Low participation rates. Weak deferral levels. Participants who never log in unless something goes wrong. When sponsors raise these concerns, the response is often the same: “That’s just how employees are.”

I don’t buy it.

Engagement isn’t a mystery. It’s a design problem.

If the plan experience feels confusing, impersonal, or irrelevant, people disengage. If communications read like legal disclosures instead of human language, they get ignored. And if tools don’t reflect real life — student loans, caregiving, job changes, or economic stress — participants tune out.

Sponsors have more influence here than they realize. Vendor selection matters. Website usability matters. Communication tone matters. A retirement plan that feels intentional sends a message that saving for the future isn’t an afterthought.
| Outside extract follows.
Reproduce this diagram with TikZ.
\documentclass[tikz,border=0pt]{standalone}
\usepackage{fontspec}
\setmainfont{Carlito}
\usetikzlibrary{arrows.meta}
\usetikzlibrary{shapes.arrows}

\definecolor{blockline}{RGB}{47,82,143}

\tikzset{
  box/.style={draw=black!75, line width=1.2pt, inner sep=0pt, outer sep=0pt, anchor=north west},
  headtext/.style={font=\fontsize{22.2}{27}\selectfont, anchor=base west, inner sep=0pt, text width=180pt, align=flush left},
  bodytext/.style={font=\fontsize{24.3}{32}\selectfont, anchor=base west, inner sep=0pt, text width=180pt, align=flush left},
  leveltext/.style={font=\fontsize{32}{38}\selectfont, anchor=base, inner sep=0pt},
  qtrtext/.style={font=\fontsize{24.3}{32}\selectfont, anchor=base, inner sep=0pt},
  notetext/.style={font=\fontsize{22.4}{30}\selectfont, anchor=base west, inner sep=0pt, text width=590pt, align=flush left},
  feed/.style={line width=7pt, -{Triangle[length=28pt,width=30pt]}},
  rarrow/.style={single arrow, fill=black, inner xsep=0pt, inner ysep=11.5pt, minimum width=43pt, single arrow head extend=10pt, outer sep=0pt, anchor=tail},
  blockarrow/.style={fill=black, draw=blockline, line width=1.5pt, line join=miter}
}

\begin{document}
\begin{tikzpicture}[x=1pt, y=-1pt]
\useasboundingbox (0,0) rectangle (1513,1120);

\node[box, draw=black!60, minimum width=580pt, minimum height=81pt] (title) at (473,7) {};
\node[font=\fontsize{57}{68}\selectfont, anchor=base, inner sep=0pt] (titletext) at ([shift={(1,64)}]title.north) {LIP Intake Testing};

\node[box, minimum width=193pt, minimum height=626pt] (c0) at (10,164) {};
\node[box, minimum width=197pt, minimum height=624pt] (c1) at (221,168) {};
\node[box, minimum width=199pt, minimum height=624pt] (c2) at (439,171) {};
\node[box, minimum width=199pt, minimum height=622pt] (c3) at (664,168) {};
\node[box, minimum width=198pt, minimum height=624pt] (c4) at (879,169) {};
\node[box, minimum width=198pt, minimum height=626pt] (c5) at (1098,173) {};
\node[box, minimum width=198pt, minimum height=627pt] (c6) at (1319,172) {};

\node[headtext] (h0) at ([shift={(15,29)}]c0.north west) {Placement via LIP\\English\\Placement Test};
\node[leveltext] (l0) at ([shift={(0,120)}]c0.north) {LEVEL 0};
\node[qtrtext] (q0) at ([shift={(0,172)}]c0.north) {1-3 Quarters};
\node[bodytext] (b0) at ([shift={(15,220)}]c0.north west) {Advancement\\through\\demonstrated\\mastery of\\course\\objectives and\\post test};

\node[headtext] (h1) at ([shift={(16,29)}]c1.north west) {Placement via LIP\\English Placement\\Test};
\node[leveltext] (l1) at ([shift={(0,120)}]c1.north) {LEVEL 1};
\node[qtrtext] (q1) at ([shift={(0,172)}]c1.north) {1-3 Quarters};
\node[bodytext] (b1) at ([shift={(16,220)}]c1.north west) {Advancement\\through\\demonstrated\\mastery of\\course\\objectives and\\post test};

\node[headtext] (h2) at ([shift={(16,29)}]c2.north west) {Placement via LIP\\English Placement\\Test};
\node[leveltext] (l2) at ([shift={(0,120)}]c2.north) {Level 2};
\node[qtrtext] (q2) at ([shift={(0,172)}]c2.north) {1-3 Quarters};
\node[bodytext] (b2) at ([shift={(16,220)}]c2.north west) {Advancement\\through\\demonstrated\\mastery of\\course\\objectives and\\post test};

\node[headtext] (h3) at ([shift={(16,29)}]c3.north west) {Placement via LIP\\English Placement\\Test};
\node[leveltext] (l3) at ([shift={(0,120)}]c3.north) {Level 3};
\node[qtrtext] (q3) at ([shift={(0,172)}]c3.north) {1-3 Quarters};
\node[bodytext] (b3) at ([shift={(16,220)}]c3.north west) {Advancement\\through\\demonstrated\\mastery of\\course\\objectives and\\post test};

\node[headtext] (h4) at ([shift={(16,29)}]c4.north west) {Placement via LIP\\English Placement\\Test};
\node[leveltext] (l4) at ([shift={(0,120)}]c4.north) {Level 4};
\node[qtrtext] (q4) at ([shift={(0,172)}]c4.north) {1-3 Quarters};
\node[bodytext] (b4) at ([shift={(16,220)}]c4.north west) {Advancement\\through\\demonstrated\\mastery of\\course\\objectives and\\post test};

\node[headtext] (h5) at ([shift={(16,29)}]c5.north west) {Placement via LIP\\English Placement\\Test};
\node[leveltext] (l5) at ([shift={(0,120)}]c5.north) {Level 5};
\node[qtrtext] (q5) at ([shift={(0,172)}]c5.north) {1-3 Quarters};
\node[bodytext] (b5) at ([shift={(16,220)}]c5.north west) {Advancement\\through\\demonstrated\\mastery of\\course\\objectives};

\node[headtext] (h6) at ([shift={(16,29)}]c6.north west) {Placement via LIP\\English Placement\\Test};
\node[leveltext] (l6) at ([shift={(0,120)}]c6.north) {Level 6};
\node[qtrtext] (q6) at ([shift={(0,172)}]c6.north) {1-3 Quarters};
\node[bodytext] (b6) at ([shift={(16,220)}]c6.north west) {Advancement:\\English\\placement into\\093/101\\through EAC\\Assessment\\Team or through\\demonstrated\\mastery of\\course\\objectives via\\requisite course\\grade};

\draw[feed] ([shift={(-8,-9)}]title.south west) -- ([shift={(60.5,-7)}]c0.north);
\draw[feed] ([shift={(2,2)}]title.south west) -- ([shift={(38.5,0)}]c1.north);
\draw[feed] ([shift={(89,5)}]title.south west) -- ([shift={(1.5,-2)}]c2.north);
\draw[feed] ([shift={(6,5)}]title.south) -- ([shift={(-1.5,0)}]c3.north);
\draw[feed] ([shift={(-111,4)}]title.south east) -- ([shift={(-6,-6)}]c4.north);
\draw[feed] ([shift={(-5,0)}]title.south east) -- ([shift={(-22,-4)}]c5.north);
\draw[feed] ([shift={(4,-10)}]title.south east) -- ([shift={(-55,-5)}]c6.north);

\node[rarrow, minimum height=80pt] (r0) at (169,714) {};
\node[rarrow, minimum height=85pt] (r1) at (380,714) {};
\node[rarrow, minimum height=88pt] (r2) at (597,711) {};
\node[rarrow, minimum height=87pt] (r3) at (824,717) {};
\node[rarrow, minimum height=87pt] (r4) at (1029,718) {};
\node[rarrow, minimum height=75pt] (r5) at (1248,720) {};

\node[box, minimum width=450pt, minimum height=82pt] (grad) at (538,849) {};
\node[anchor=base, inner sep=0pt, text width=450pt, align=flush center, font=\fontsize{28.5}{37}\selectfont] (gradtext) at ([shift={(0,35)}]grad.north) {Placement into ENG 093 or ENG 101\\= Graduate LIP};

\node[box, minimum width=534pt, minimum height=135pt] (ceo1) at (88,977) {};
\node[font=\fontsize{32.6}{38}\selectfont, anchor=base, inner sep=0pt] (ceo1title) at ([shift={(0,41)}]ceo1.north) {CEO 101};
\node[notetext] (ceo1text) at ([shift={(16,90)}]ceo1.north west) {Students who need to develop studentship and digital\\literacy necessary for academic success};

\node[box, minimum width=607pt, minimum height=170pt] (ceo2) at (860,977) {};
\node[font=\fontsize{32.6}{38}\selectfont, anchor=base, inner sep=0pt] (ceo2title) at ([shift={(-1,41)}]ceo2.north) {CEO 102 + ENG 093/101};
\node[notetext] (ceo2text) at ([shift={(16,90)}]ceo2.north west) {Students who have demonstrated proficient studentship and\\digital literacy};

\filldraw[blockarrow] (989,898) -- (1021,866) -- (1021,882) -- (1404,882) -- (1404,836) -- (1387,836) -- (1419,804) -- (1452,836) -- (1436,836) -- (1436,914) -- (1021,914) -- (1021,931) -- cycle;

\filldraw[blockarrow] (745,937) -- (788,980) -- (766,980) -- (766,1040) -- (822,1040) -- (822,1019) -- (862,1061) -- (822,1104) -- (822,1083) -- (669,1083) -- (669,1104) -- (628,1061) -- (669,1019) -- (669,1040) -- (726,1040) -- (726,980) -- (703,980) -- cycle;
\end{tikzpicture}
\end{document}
Too often, engagement is outsourced along with recordkeeping. Sponsors assume the vendor owns the problem. But engagement failures ultimately show up as sponsor problems — poor outcomes, employee dissatisfaction, and, in some cases, litigation risk.

The best sponsors I work with don’t ask, “Why won’t employees engage?” They ask, “What are we doing that makes engagement harder?”
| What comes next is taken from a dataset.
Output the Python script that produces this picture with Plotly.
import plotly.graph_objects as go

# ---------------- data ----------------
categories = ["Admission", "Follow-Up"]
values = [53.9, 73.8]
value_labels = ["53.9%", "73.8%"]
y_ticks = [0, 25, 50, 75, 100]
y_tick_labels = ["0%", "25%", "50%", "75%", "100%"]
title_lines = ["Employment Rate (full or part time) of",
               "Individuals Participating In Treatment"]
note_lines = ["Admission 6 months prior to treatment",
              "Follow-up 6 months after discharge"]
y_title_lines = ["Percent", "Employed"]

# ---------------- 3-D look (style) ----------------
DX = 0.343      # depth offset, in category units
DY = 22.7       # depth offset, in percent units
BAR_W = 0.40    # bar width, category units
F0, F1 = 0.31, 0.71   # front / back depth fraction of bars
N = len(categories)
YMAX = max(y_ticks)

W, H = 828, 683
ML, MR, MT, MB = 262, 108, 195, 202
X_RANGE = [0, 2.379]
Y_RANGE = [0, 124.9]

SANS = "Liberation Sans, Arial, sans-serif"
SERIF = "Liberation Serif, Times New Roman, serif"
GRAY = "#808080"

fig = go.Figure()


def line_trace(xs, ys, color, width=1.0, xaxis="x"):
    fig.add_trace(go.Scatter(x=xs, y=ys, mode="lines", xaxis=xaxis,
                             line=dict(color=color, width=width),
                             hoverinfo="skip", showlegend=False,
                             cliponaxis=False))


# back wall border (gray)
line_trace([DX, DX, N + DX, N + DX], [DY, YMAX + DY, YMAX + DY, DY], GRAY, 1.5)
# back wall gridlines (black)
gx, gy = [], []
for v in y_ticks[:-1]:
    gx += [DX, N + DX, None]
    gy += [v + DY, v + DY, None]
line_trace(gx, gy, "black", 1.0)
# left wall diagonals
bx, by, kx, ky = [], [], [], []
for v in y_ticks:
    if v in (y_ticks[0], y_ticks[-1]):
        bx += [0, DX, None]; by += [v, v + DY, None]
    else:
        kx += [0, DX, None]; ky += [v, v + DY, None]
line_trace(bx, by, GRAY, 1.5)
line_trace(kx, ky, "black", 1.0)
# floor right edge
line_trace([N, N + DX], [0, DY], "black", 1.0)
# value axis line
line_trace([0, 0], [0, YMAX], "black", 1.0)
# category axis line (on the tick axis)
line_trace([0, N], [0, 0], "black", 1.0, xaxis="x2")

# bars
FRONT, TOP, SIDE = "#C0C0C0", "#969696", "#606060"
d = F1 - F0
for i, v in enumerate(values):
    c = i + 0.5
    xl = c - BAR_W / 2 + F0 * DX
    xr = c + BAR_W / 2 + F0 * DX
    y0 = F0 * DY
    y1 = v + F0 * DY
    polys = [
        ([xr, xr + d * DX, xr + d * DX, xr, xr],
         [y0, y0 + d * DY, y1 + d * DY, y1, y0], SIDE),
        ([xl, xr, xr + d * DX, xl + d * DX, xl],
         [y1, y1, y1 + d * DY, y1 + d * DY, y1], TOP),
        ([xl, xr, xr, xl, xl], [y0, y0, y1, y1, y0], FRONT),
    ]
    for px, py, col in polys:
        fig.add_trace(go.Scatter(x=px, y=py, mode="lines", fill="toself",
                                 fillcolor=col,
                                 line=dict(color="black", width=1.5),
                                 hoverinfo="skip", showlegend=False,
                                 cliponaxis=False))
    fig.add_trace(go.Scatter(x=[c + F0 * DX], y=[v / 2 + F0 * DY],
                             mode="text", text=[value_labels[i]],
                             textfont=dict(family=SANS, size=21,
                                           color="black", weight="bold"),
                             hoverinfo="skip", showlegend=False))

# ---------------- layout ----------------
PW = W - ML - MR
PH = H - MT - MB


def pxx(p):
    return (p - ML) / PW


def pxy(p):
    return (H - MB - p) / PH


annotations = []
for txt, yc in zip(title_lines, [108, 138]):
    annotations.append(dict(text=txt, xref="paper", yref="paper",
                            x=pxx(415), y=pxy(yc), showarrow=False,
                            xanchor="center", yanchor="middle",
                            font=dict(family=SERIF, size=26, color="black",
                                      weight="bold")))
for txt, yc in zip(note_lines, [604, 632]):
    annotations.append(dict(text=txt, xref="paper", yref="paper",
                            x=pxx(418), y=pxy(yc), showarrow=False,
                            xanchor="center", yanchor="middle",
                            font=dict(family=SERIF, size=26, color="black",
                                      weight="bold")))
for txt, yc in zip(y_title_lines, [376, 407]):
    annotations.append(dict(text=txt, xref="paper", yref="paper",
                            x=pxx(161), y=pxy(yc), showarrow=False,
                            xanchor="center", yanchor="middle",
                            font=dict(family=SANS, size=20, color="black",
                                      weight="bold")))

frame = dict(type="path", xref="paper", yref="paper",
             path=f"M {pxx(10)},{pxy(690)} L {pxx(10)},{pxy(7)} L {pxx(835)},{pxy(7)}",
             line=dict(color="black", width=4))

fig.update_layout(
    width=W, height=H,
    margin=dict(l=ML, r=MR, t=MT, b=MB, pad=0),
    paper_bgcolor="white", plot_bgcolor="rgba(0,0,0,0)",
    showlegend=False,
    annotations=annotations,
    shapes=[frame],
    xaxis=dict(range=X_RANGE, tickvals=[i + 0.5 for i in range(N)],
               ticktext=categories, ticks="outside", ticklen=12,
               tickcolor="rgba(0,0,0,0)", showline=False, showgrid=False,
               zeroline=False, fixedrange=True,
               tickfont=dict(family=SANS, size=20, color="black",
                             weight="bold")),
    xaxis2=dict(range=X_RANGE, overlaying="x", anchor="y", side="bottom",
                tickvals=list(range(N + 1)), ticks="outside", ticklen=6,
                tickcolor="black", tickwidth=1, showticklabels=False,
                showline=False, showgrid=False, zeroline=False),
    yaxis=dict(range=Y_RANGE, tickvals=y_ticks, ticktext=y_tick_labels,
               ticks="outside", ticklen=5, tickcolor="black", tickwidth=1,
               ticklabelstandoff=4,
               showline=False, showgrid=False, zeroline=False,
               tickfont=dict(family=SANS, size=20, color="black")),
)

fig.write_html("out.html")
That shift matters. It reframes engagement as part of plan design, not participant behavior. It leads to better questions, better decisions, and better outcomes.

Engagement isn’t about flashy tools or constant emails. It’s about clarity, relevance, and trust. When participants believe the plan was designed with them in mind, engagement follows.

And when it doesn’t, sponsors shouldn’t point fingers — they should look in the mirror.